The initial offer is not always the final offer. Our employment solicitors can advise you on whether there is room to negotiate a better financial package or more favourable terms. This includes reference wording, non-compete restrictions and confidentiality obligations.
Speak to a Specialist Employment Solicitor Today
Whether you are facing redundancy, have been offered a settlement agreement or are unsure what your employer is entitled to do, getting specialist advice early makes a material difference to your outcome. Our employment solicitors focus exclusively on this area of law. In most cases, your employer pays our fees in full, meaning expert advice costs you nothing.
Get free advice today – speak to a settlement agreement solicitor.
Frequently Asked Questions
What is the difference between being made redundant and being dismissed?
Redundancy is a specific type of dismissal where the need for a role has reduced or ended. It is not related to the individual’s conduct or performance. Other forms of dismissal, for conduct, capability or some other substantial reason, are separate processes with different rights and procedures attached. If you are unsure which applies to your situation, taking early legal employment advice will help you understand your position before you respond to your employer.

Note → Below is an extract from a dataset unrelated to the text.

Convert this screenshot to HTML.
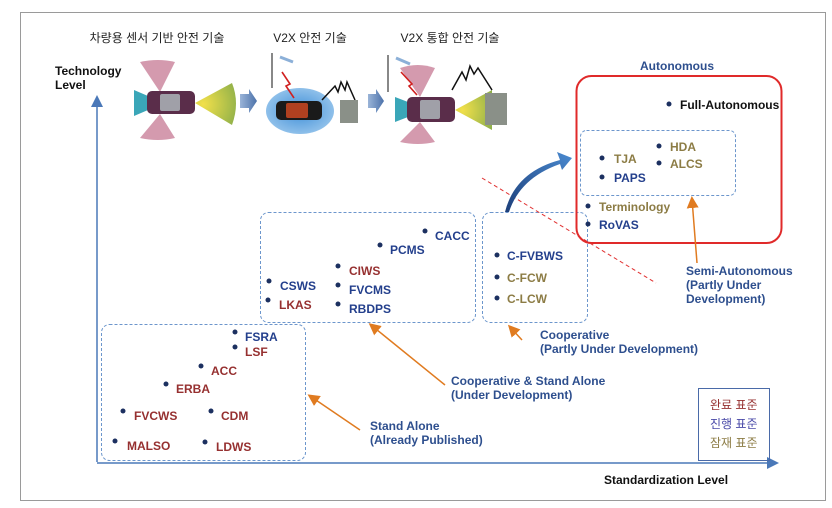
<!DOCTYPE html>
<html><head><meta charset="utf-8"><style>
html,body{margin:0;padding:0;background:#fff;}
svg{display:block;}
text{font-family:"Liberation Sans","Noto Sans CJK KR",sans-serif;font-weight:bold;font-size:12px;}
.b{fill:#233f8c}.r{fill:#963030}.o{fill:#8c7c45}.k{fill:#111}.lb{fill:#2e4f8e}
.t{font-weight:normal;font-size:12px;fill:#222}
</style></head><body>
<svg width="832" height="508" viewBox="0 0 832 508" xmlns="http://www.w3.org/2000/svg">
<defs>
<marker id="ob" markerWidth="8" markerHeight="8" refX="6" refY="4" orient="auto"><path d="M0,0 L8,4 L0,8 z" fill="#e07b20"/></marker>
<marker id="bb" markerWidth="8" markerHeight="8" refX="6" refY="4" orient="auto"><path d="M0,0 L8,4 L0,8 z" fill="#4a78b8"/></marker>
<radialGradient id="gr" cx="0.2" cy="0.5" r="0.9"><stop offset="0" stop-color="#f2e04a"/><stop offset="1" stop-color="#8fb04a"/></radialGradient>
<radialGradient id="bl" cx="0.5" cy="0.5" r="0.5"><stop offset="0" stop-color="#3f8fd8"/><stop offset="1" stop-color="#8fc0ea"/></radialGradient>
<linearGradient id="ar" x1="0" y1="0" x2="1" y2="0"><stop offset="0" stop-color="#9ab4d8"/><stop offset="1" stop-color="#4c72aa"/></linearGradient>
<linearGradient id="cv" x1="0" y1="1" x2="1" y2="0"><stop offset="0" stop-color="#1d3f7a"/><stop offset="1" stop-color="#4a8ad0"/></linearGradient>
</defs>
<rect x="20.5" y="12.5" width="805" height="488" fill="#fff" stroke="#9a9a9a"/>

<!-- titles -->
<text class="t" x="157" y="42" text-anchor="middle">차량용 센서 기반 안전 기술</text>
<text class="t" x="310" y="42" text-anchor="middle">V2X 안전 기술</text>
<text class="t" x="450" y="42" text-anchor="middle">V2X 통합 안전 기술</text>
<text class="k" x="55" y="75">Technology</text>
<text class="k" x="55" y="89">Level</text>

<!-- car 1 -->
<path d="M140,62 Q158,58 175,62 L160,92 Z" fill="#d49aae"/>
<path d="M140,138 Q158,142 175,138 L160,114 Z" fill="#d49aae"/>
<path d="M195,103 L232,83 Q240,103 232,125 Z" fill="url(#gr)"/>
<path d="M148,96 L134,90 L134,116 L148,110 Z" fill="#3aa6b8"/>
<rect x="147" y="91" width="48" height="23" rx="5" fill="#5a2d4a"/>
<rect x="160" y="94" width="20" height="17" rx="2" fill="#a0a0a8"/>
<!-- arrow -->
<path d="M240,94 L249,94 L249,89 L257,101 L249,113 L249,108 L240,108 Z" fill="url(#ar)"/>
<!-- car 2 -->
<ellipse cx="300" cy="111" rx="34" ry="23" fill="url(#bl)"/>
<rect x="276" y="101" width="46" height="19" rx="5" fill="#1a1a1a"/>
<rect x="286" y="103" width="22" height="15" rx="2" fill="#b04020"/>
<line x1="272" y1="53" x2="272" y2="88" stroke="#888" stroke-width="2"/>
<line x1="280" y1="57" x2="293" y2="62" stroke="#8cb0d8" stroke-width="3"/>
<path d="M282,72 L290,84 L286,86 L294,98" fill="none" stroke="#d02020" stroke-width="1.6"/>
<path d="M322,100 L335,86 L338,92 L341,82 L345,90 L347,82 L355,100" fill="none" stroke="#111" stroke-width="1.5"/>
<rect x="340" y="100" width="18" height="23" fill="#8a9088"/>
<path d="M368,94 L376,94 L376,89 L384,101 L376,113 L376,108 L368,108 Z" fill="url(#ar)"/>
<!-- car 3 -->
<line x1="388" y1="55" x2="388" y2="92" stroke="#888" stroke-width="2"/>
<line x1="396" y1="58" x2="410" y2="64" stroke="#8cb0d8" stroke-width="3"/>
<path d="M400,68 Q418,62 435,68 L420,97 Z" fill="#d49aae"/>
<path d="M400,142 Q418,146 435,142 L420,122 Z" fill="#d49aae"/>
<path d="M401,72 L412,84 L409,86 L417,95" fill="none" stroke="#d02020" stroke-width="1.6"/>
<path d="M455,110 L492,90 L492,130 Z" fill="url(#gr)"/>
<path d="M408,102 L395,97 L395,122 L408,117 Z" fill="#3aa6b8"/>
<rect x="407" y="97" width="48" height="25" rx="5" fill="#5a2d4a"/>
<rect x="420" y="100" width="20" height="19" rx="2" fill="#a0a0a8"/>
<path d="M452,90 L462,72 L466,80 L470,66 L474,74 L478,68 L492,90" fill="none" stroke="#111" stroke-width="1.5"/>
<rect x="485" y="93" width="22" height="32" fill="#8a9088"/>

<!-- axes -->
<line x1="97" y1="462" x2="97" y2="98" stroke="#4a78b8" stroke-width="1.5" marker-end="url(#bb)"/>
<line x1="97" y1="463" x2="776" y2="463" stroke="#4a78b8" stroke-width="1.5" marker-end="url(#bb)"/>
<text class="k" x="604" y="484">Standardization Level</text>

<!-- boxes -->
<g fill="none" stroke="#6c96cc" stroke-dasharray="3,2" stroke-width="1">
<rect x="101.5" y="324.5" width="204" height="136" rx="8"/>
<rect x="260.5" y="212.5" width="215" height="110" rx="8"/>
<rect x="482.5" y="212.5" width="105" height="110" rx="8"/>
<rect x="580.5" y="130.5" width="155" height="65" rx="6"/>
</g>
<rect x="576.5" y="76" width="205" height="167" rx="15" fill="none" stroke="#e02a2a" stroke-width="2"/>
<rect x="698.5" y="388.5" width="71" height="72" fill="none" stroke="#4a6aa8"/>

<!-- red dashed -->
<line x1="482" y1="178" x2="656" y2="283" stroke="#e03030" stroke-dasharray="4,3" stroke-width="1"/>
<!-- curved blue arrow -->
<path d="M505,212 Q515,172 560,160 L557,152 L572,158 L562,170 L560,164 Q520,178 509,212 Z" fill="url(#cv)"/>

<!-- orange arrows -->
<g stroke="#e07b20" stroke-width="1.5" marker-end="url(#ob)">
<line x1="697" y1="263" x2="692" y2="199"/>
<line x1="522" y1="340" x2="510" y2="327"/>
<line x1="445" y1="385" x2="371" y2="325"/>
<line x1="360" y1="430" x2="310" y2="396"/>
</g>

<!-- dots -->
<g fill="#1c3060">
<circle cx="235" cy="332" r="2.5"/><circle cx="235" cy="347" r="2.5"/><circle cx="201" cy="366" r="2.5"/><circle cx="166" cy="384" r="2.5"/>
<circle cx="123" cy="411" r="2.5"/><circle cx="211" cy="411" r="2.5"/><circle cx="115" cy="441" r="2.5"/><circle cx="205" cy="442" r="2.5"/>
<circle cx="425" cy="231" r="2.5"/><circle cx="380" cy="245" r="2.5"/><circle cx="338" cy="266" r="2.5"/><circle cx="338" cy="285" r="2.5"/><circle cx="338" cy="304" r="2.5"/>
<circle cx="269" cy="281" r="2.5"/><circle cx="268" cy="300" r="2.5"/>
<circle cx="497" cy="255" r="2.5"/><circle cx="497" cy="277" r="2.5"/><circle cx="497" cy="298" r="2.5"/>
<circle cx="669" cy="104" r="2.5"/><circle cx="602" cy="158" r="2.5"/><circle cx="602" cy="177" r="2.5"/><circle cx="659" cy="146" r="2.5"/><circle cx="659" cy="163" r="2.5"/>
<circle cx="588" cy="206" r="2.5"/><circle cx="588" cy="224" r="2.5"/>
</g>
<text class="b" x="245" y="341">FSRA</text><text class="r" x="245" y="356">LSF</text>
<text class="r" x="211" y="375">ACC</text><text class="r" x="176" y="393">ERBA</text>
<text class="r" x="134" y="420">FVCWS</text><text class="r" x="221" y="420">CDM</text>
<text class="r" x="127" y="450">MALSO</text><text class="r" x="216" y="451">LDWS</text>
<text class="b" x="435" y="240">CACC</text><text class="b" x="390" y="254">PCMS</text>
<text class="r" x="349" y="275">CIWS</text><text class="b" x="349" y="294">FVCMS</text><text class="b" x="349" y="313">RBDPS</text>
<text class="b" x="280" y="290">CSWS</text><text class="r" x="279" y="309">LKAS</text>
<text class="b" x="507" y="260">C-FVBWS</text><text class="o" x="507" y="282">C-FCW</text><text class="o" x="507" y="303">C-LCW</text>
<text class="k" x="680" y="109">Full-Autonomous</text>
<text class="o" x="614" y="163">TJA</text><text class="b" x="614" y="182">PAPS</text>
<text class="o" x="670" y="151">HDA</text><text class="o" x="670" y="168">ALCS</text>
<text class="o" x="599" y="211">Terminology</text><text class="b" x="599" y="229">RoVAS</text>
<text class="lb" x="677" y="70" text-anchor="middle">Autonomous</text>

<text class="lb" x="686" y="275">Semi-Autonomous</text>
<text class="lb" x="686" y="289">(Partly Under</text>
<text class="lb" x="686" y="303">Development)</text>
<text class="lb" x="540" y="339">Cooperative</text>
<text class="lb" x="540" y="353">(Partly Under Development)</text>
<text class="lb" x="451" y="385">Cooperative &amp; Stand Alone</text>
<text class="lb" x="451" y="399">(Under Development)</text>
<text class="lb" x="370" y="430">Stand Alone</text>
<text class="lb" x="370" y="444">(Already Published)</text>

<text x="710" y="409" style="font-weight:normal;fill:#963030">완료 표준</text>
<text x="710" y="428" style="font-weight:normal;fill:#4a4aa8">진행 표준</text>
<text x="710" y="447" style="font-weight:normal;fill:#8c7c45">잠재 표준</text>
</svg>
</body></html>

Can I negotiate a settlement agreement even if my employer says the offer is final?
Yes, in most cases, you can negotiate your settlement agreement. Employers frequently present settlement agreement offers as fixed, but there is often room to negotiate. This is particularly true on the financial package, the wording of the reference clause, restrictive covenants and the timeline for payment. Our specialist employment solicitors will assess what is reasonable in your circumstances and advise you on what to push back on.
What happens if I do not agree to a settlement agreement?
You are under no obligation to accept a settlement agreement. If you decline, your employer must pursue whatever alternative process is appropriate. This may be a formal redundancy procedure, a disciplinary or capability process, or continued employment if the offer was made to resolve a dispute.
Declining does not automatically mean you will lose your job, though it may mean the matter proceeds through a more formal route. Taking legal advice before deciding will help you understand the likely consequences of accepting or declining.